Extract word for word the lines of the listing from its start to the line holding "import seaborn as sns", both ends kept; pictures are not part of the copy.

## Extracted material
_ _ _ _ _ _ _

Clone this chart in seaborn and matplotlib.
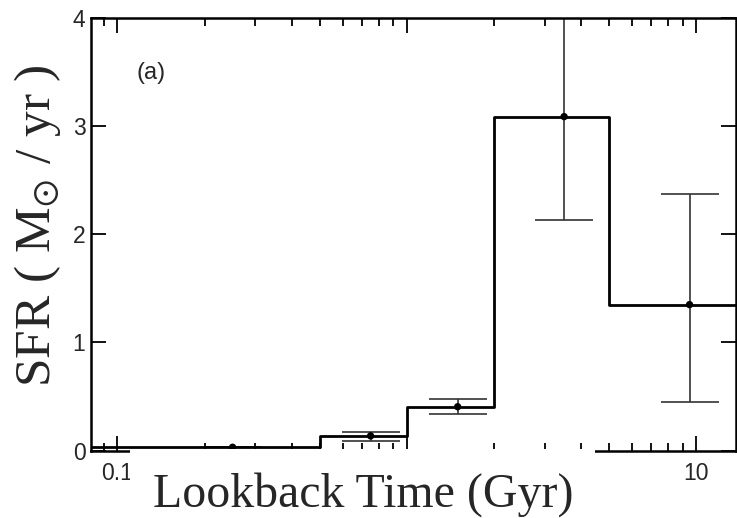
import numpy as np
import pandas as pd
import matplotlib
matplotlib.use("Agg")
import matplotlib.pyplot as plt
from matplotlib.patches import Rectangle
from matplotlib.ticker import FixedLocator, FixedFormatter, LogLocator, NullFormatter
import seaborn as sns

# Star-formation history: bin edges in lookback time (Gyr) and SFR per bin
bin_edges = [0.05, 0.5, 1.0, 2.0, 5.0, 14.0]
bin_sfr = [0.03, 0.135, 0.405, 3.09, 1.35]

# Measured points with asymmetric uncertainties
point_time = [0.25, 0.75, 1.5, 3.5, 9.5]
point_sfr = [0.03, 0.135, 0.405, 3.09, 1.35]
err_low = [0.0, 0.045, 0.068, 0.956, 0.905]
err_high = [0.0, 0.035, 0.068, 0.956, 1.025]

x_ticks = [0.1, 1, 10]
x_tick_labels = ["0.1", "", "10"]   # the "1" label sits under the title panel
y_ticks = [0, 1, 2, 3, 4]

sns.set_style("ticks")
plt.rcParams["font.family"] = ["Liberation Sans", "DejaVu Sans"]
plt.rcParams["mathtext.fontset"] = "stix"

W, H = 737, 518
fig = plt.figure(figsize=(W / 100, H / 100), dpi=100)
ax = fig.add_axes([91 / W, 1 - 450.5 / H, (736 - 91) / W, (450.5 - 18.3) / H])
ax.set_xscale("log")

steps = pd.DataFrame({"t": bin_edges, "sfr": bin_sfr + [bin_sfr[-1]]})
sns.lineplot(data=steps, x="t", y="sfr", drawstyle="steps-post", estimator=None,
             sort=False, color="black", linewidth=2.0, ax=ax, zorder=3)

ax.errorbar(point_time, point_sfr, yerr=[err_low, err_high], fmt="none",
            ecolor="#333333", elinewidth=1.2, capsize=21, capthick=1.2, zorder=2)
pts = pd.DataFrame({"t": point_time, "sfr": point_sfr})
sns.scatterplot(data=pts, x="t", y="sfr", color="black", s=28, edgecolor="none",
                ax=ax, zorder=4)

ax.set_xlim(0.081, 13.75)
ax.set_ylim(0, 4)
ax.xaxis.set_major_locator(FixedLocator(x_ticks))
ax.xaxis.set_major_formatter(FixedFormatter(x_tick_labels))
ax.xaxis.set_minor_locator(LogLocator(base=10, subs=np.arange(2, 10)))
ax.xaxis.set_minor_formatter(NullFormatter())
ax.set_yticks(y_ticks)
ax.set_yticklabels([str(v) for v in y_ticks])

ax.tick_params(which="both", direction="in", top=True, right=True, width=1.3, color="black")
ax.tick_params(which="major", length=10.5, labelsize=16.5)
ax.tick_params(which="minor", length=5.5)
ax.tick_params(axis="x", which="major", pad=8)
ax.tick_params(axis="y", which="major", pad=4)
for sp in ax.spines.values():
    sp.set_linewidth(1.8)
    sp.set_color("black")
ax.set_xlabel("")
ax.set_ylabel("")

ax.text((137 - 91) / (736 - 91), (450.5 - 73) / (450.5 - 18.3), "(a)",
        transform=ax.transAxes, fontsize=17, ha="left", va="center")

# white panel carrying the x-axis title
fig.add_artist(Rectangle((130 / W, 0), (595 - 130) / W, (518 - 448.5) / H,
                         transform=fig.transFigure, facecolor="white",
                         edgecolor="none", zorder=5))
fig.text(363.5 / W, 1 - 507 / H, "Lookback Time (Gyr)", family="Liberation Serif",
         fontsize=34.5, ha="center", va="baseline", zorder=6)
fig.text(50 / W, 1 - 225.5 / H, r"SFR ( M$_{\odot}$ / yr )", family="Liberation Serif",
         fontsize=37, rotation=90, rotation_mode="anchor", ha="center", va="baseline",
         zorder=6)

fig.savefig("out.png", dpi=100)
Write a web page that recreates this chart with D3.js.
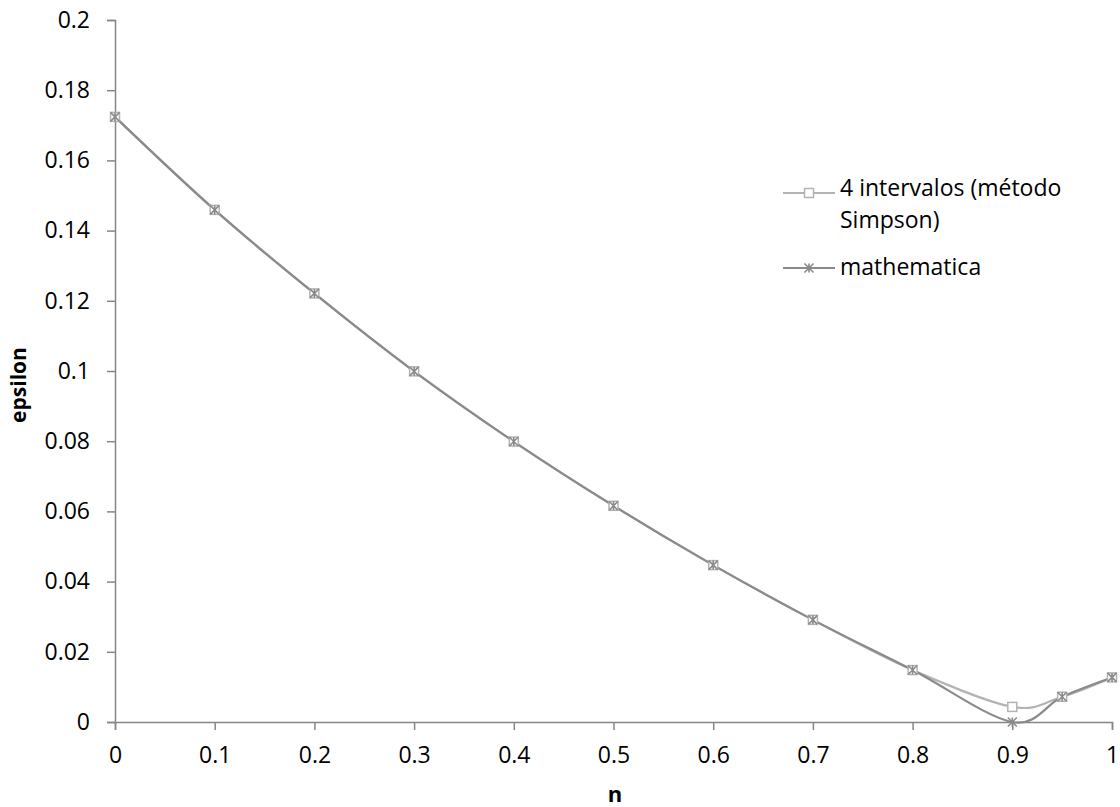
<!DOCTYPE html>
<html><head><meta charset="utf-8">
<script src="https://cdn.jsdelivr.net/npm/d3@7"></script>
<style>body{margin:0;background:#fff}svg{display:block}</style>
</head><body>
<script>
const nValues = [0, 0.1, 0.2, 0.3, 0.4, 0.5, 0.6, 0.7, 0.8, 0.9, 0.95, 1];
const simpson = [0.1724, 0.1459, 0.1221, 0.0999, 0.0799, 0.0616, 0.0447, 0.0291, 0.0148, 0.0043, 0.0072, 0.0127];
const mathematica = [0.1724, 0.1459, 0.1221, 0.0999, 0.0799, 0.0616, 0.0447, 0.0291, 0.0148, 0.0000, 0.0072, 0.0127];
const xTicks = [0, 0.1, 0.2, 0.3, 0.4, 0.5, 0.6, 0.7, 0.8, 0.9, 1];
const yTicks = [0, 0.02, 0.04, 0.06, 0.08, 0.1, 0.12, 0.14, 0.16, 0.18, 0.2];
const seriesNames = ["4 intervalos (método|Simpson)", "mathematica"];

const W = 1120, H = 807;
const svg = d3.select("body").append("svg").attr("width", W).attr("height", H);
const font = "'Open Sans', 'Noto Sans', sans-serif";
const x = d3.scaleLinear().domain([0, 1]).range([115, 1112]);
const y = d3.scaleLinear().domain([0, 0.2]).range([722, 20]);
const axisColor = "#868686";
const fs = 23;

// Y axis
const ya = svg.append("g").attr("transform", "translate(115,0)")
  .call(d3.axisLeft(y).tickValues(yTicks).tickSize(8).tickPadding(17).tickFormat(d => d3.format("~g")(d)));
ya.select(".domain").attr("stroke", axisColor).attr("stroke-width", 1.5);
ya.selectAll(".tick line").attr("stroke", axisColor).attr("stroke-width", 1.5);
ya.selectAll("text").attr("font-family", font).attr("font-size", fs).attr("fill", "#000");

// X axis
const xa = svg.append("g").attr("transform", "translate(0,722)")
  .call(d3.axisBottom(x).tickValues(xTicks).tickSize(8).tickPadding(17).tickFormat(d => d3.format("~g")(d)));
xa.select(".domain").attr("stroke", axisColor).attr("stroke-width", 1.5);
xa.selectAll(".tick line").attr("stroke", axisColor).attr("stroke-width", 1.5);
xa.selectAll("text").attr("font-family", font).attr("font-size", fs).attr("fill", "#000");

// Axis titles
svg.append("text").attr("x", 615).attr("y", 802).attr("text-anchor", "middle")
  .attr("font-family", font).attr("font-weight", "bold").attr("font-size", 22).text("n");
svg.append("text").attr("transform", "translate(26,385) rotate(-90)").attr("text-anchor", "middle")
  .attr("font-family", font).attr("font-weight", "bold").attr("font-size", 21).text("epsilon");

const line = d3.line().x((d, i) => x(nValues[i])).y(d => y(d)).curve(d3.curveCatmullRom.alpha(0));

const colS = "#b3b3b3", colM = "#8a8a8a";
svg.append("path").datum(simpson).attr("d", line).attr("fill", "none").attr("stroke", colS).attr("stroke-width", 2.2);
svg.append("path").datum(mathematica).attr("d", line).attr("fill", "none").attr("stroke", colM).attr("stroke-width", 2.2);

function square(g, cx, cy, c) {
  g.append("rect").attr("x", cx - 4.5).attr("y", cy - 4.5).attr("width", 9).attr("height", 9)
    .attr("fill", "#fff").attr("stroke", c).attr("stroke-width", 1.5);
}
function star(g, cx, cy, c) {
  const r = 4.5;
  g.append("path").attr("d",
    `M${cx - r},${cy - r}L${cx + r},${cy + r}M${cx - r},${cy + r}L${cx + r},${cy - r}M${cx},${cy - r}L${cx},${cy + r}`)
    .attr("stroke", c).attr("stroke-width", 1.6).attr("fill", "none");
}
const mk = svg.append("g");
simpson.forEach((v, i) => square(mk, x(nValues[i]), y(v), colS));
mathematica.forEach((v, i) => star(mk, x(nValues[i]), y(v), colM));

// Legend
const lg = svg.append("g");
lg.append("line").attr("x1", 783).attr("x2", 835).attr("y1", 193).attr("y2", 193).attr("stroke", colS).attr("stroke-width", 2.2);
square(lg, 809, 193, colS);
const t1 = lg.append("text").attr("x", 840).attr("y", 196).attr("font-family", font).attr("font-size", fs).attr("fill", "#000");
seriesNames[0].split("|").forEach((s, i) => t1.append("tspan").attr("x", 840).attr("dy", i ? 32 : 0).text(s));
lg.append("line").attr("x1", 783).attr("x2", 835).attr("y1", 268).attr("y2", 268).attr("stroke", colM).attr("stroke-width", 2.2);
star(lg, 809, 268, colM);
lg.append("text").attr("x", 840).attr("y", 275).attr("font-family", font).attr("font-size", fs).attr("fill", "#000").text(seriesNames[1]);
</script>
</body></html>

_ _ _ _ _ _ _

## Exercise solution
Clone this chart in seaborn and matplotlib.
import numpy as np
import pandas as pd
import matplotlib
matplotlib.use("Agg")
import matplotlib.pyplot as plt
from matplotlib.patches import Rectangle
from matplotlib.ticker import FixedLocator, FixedFormatter, LogLocator, NullFormatter
import seaborn as sns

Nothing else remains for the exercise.